### Direction
Quote the data below in full, minus the images.

Code that draws figures
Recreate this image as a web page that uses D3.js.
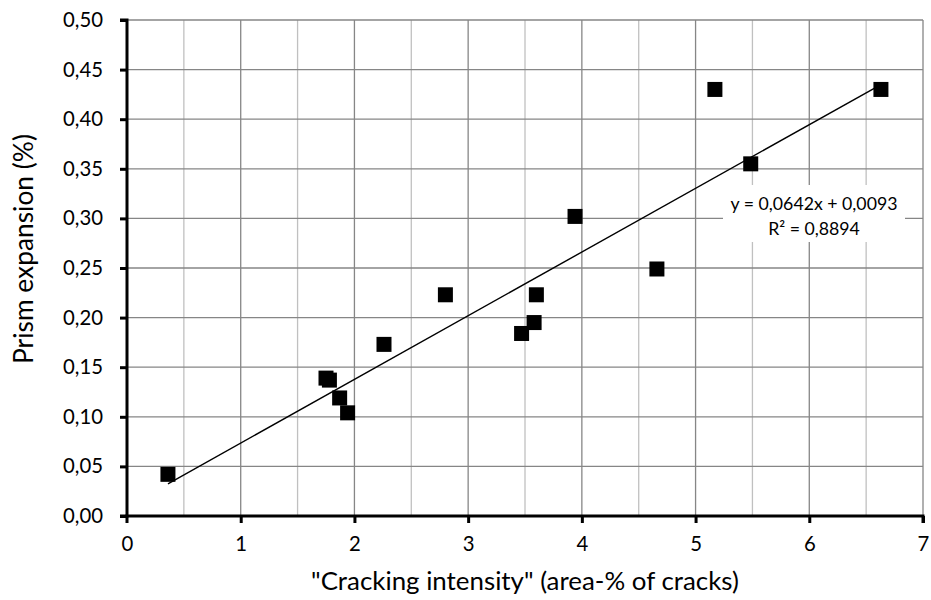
<!DOCTYPE html>
<html><head><meta charset="utf-8">
<script src="https://cdn.jsdelivr.net/npm/d3@7/dist/d3.min.js"></script>
<style>body{margin:0;background:#fff}svg{display:block}text{font-family:Lato,"Open Sans",sans-serif;fill:#000}</style>
</head><body><svg id="c" width="931" height="600"></svg>
<script>
const crackingIntensity = [0.36, 1.75, 1.78, 1.87, 1.94, 2.26, 2.80, 3.47, 3.58, 3.60, 3.94, 4.66, 5.17, 5.485, 6.63];
const prismExpansion   = [0.042, 0.139, 0.137, 0.119, 0.104, 0.173, 0.223, 0.184, 0.195, 0.223, 0.302, 0.249, 0.430, 0.355, 0.430];
const xTicks = [0,1,2,3,4,5,6,7];
const yTicks = [0,0.05,0.10,0.15,0.20,0.25,0.30,0.35,0.40,0.45,0.50];
const trendSlope = 0.0642, trendIntercept = 0.0093;
const equationLines = ["y = 0,0642x + 0,0093", "R² = 0,8894"];
const xTitle = "\"Cracking intensity\" (area-% of cracks)";
const yTitle = "Prism expansion (%)";

const svg = d3.select("#c");
const L=127, R=923, T=20, B=516;
const x = d3.scaleLinear().domain([0,7]).range([L,R]);
const y = d3.scaleLinear().domain([0,0.5]).range([B,T]);
const fmt = d => d.toFixed(2).replace(".", ",");

function fitSize(str, target) {
  const t = svg.append("text").style("font-size","20px").text(str);
  const w = t.node().getComputedTextLength();
  t.remove();
  return 20 * target / w;
}
const tickSize = fitSize("0,50", 40);
const titleSizeX = fitSize(xTitle, 428);
const titleSizeY = fitSize(yTitle, 230);
const eqSize = fitSize(equationLines[0], 167);

// grid
const g = svg.append("g");
const halfX = d3.range(0.5,7,1);
g.selectAll(".vh").data(halfX).join("line")
  .attr("x1",d=>x(d)).attr("x2",d=>x(d)).attr("y1",T).attr("y2",B)
  .attr("stroke","#c0c0c0").attr("stroke-width",1.3);
g.selectAll(".vi").data(xTicks.slice(1)).join("line")
  .attr("x1",d=>x(d)).attr("x2",d=>x(d)).attr("y1",T).attr("y2",B)
  .attr("stroke","#868686").attr("stroke-width",1.3);
g.selectAll(".hy").data(yTicks.slice(1)).join("line")
  .attr("x1",L).attr("x2",R).attr("y1",d=>y(d)).attr("y2",d=>y(d))
  .attr("stroke","#868686").attr("stroke-width",1.3);

// trend line
const xMin = d3.min(crackingIntensity), xMax = d3.max(crackingIntensity);
svg.append("line")
  .attr("x1",x(xMin)).attr("y1",y(trendSlope*xMin+trendIntercept))
  .attr("x2",x(xMax)).attr("y2",y(trendSlope*xMax+trendIntercept))
  .attr("stroke","#000").attr("stroke-width",1.4);

// points
const pts = crackingIntensity.map((v,i)=>[v,prismExpansion[i]]);
const s = 15;
svg.selectAll(".p").data(pts).join("rect")
  .attr("x",d=>x(d[0])-s/2).attr("y",d=>y(d[1])-s/2)
  .attr("width",s).attr("height",s).attr("fill","#000");

// equation label
const lab = svg.append("g");
lab.append("rect").attr("x",723).attr("y",185).attr("width",182).attr("height",57).attr("fill","#fff");
lab.selectAll("text").data(equationLines).join("text")
  .attr("x",814).attr("y",(d,i)=>210+i*25).attr("text-anchor","middle")
  .style("font-size",eqSize+"px").text(d=>d);

// axes
const xAxis = d3.axisBottom(x).tickValues(xTicks).tickSize(7).tickPadding(14).tickFormat(d3.format("d"));
const yAxis = d3.axisLeft(y).tickValues(yTicks).tickSize(7).tickPadding(17).tickFormat(fmt);
const ax = svg.append("g").attr("transform",`translate(0,${B})`).call(xAxis);
const ay = svg.append("g").attr("transform",`translate(${L},0)`).call(yAxis);
[ax,ay].forEach(a=>{
  a.select(".domain").attr("stroke","#000").attr("stroke-width",3);
  a.selectAll(".tick line").attr("stroke","#000").attr("stroke-width",3);
  a.selectAll(".tick text").style("font-family","Lato,'Open Sans',sans-serif").style("font-size",tickSize+"px").attr("fill","#000");
});
ax.select(".domain").attr("d",`M${L},7V0H${R}V7`);
ay.select(".domain").attr("d",`M-7,${B}H0V${T}H-7`);
ax.selectAll(".tick").filter(d=>d===0).select("line").remove();

svg.append("text").attr("x",(L+R)/2).attr("y",590).attr("text-anchor","middle")
  .style("font-size",titleSizeX+"px").text(xTitle);
svg.append("text").attr("transform",`translate(33,249) rotate(-90)`).attr("text-anchor","middle")
  .style("font-size",titleSizeY+"px").text(yTitle);
</script></body></html>
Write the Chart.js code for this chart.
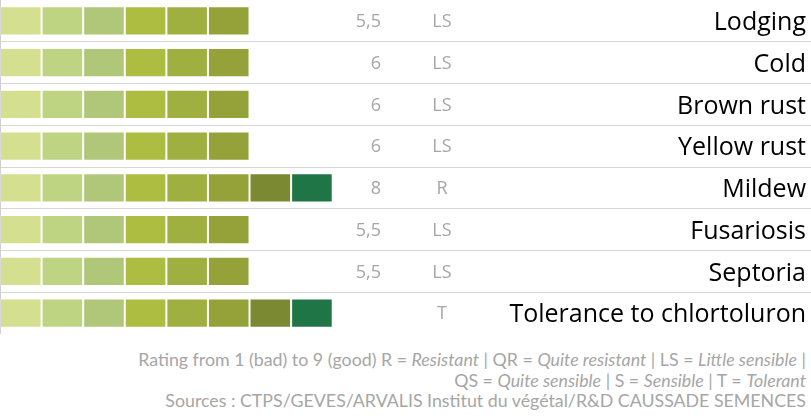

### Exercise answer
Recreate this image as a web page that uses D3.js.
<!DOCTYPE html>
<html><head><meta charset="utf-8">
<script src="https://cdn.jsdelivr.net/npm/d3@7/dist/d3.min.js"></script>
<style>body{margin:0;background:#fff}svg{display:block}text{font-family:Lato,"Open Sans",sans-serif;fill:#000}</style>
</head><body><svg id="c" width="931" height="600"></svg>
<script>
const crackingIntensity = [0.36, 1.75, 1.78, 1.87, 1.94, 2.26, 2.80, 3.47, 3.58, 3.60, 3.94, 4.66, 5.17, 5.485, 6.63];
const prismExpansion   = [0.042, 0.139, 0.137, 0.119, 0.104, 0.173, 0.223, 0.184, 0.195, 0.223, 0.302, 0.249, 0.430, 0.355, 0.430];
const xTicks = [0,1,2,3,4,5,6,7];
const yTicks = [0,0.05,0.10,0.15,0.20,0.25,0.30,0.35,0.40,0.45,0.50];
const trendSlope = 0.0642, trendIntercept = 0.0093;
const equationLines = ["y = 0,0642x + 0,0093", "R² = 0,8894"];
const xTitle = "\"Cracking intensity\" (area-% of cracks)";
const yTitle = "Prism expansion (%)";

const svg = d3.select("#c");
const L=127, R=923, T=20, B=516;
const x = d3.scaleLinear().domain([0,7]).range([L,R]);
const y = d3.scaleLinear().domain([0,0.5]).range([B,T]);
const fmt = d => d.toFixed(2).replace(".", ",");

function fitSize(str, target) {
  const t = svg.append("text").style("font-size","20px").text(str);
  const w = t.node().getComputedTextLength();
  t.remove();
  return 20 * target / w;
}
const tickSize = fitSize("0,50", 40);
const titleSizeX = fitSize(xTitle, 428);
const titleSizeY = fitSize(yTitle, 230);
const eqSize = fitSize(equationLines[0], 167);

// grid
const g = svg.append("g");
const halfX = d3.range(0.5,7,1);
g.selectAll(".vh").data(halfX).join("line")
  .attr("x1",d=>x(d)).attr("x2",d=>x(d)).attr("y1",T).attr("y2",B)
  .attr("stroke","#c0c0c0").attr("stroke-width",1.3);
g.selectAll(".vi").data(xTicks.slice(1)).join("line")
  .attr("x1",d=>x(d)).attr("x2",d=>x(d)).attr("y1",T).attr("y2",B)
  .attr("stroke","#868686").attr("stroke-width",1.3);
g.selectAll(".hy").data(yTicks.slice(1)).join("line")
  .attr("x1",L).attr("x2",R).attr("y1",d=>y(d)).attr("y2",d=>y(d))
  .attr("stroke","#868686").attr("stroke-width",1.3);

// trend line
const xMin = d3.min(crackingIntensity), xMax = d3.max(crackingIntensity);
svg.append("line")
  .attr("x1",x(xMin)).attr("y1",y(trendSlope*xMin+trendIntercept))
  .attr("x2",x(xMax)).attr("y2",y(trendSlope*xMax+trendIntercept))
  .attr("stroke","#000").attr("stroke-width",1.4);

// points
const pts = crackingIntensity.map((v,i)=>[v,prismExpansion[i]]);
const s = 15;
svg.selectAll(".p").data(pts).join("rect")
  .attr("x",d=>x(d[0])-s/2).attr("y",d=>y(d[1])-s/2)
  .attr("width",s).attr("height",s).attr("fill","#000");

// equation label
const lab = svg.append("g");
lab.append("rect").attr("x",723).attr("y",185).attr("width",182).attr("height",57).attr("fill","#fff");
lab.selectAll("text").data(equationLines).join("text")
  .attr("x",814).attr("y",(d,i)=>210+i*25).attr("text-anchor","middle")
  .style("font-size",eqSize+"px").text(d=>d);

// axes
const xAxis = d3.axisBottom(x).tickValues(xTicks).tickSize(7).tickPadding(14).tickFormat(d3.format("d"));
const yAxis = d3.axisLeft(y).tickValues(yTicks).tickSize(7).tickPadding(17).tickFormat(fmt);
const ax = svg.append("g").attr("transform",`translate(0,${B})`).call(xAxis);
const ay = svg.append("g").attr("transform",`translate(${L},0)`).call(yAxis);
[ax,ay].forEach(a=>{
  a.select(".domain").attr("stroke","#000").attr("stroke-width",3);
  a.selectAll(".tick line").attr("stroke","#000").attr("stroke-width",3);
  a.selectAll(".tick text").style("font-family","Lato,'Open Sans',sans-serif").style("font-size",tickSize+"px").attr("fill","#000");
});
ax.select(".domain").attr("d",`M${L},7V0H${R}V7`);
ay.select(".domain").attr("d",`M-7,${B}H0V${T}H-7`);
ax.selectAll(".tick").filter(d=>d===0).select("line").remove();

svg.append("text").attr("x",(L+R)/2).attr("y",590).attr("text-anchor","middle")
  .style("font-size",titleSizeX+"px").text(xTitle);
svg.append("text").attr("transform",`translate(33,249) rotate(-90)`).attr("text-anchor","middle")
  .style("font-size",titleSizeY+"px").text(yTitle);
</script></body></html>
Write the Chart.js code for this chart.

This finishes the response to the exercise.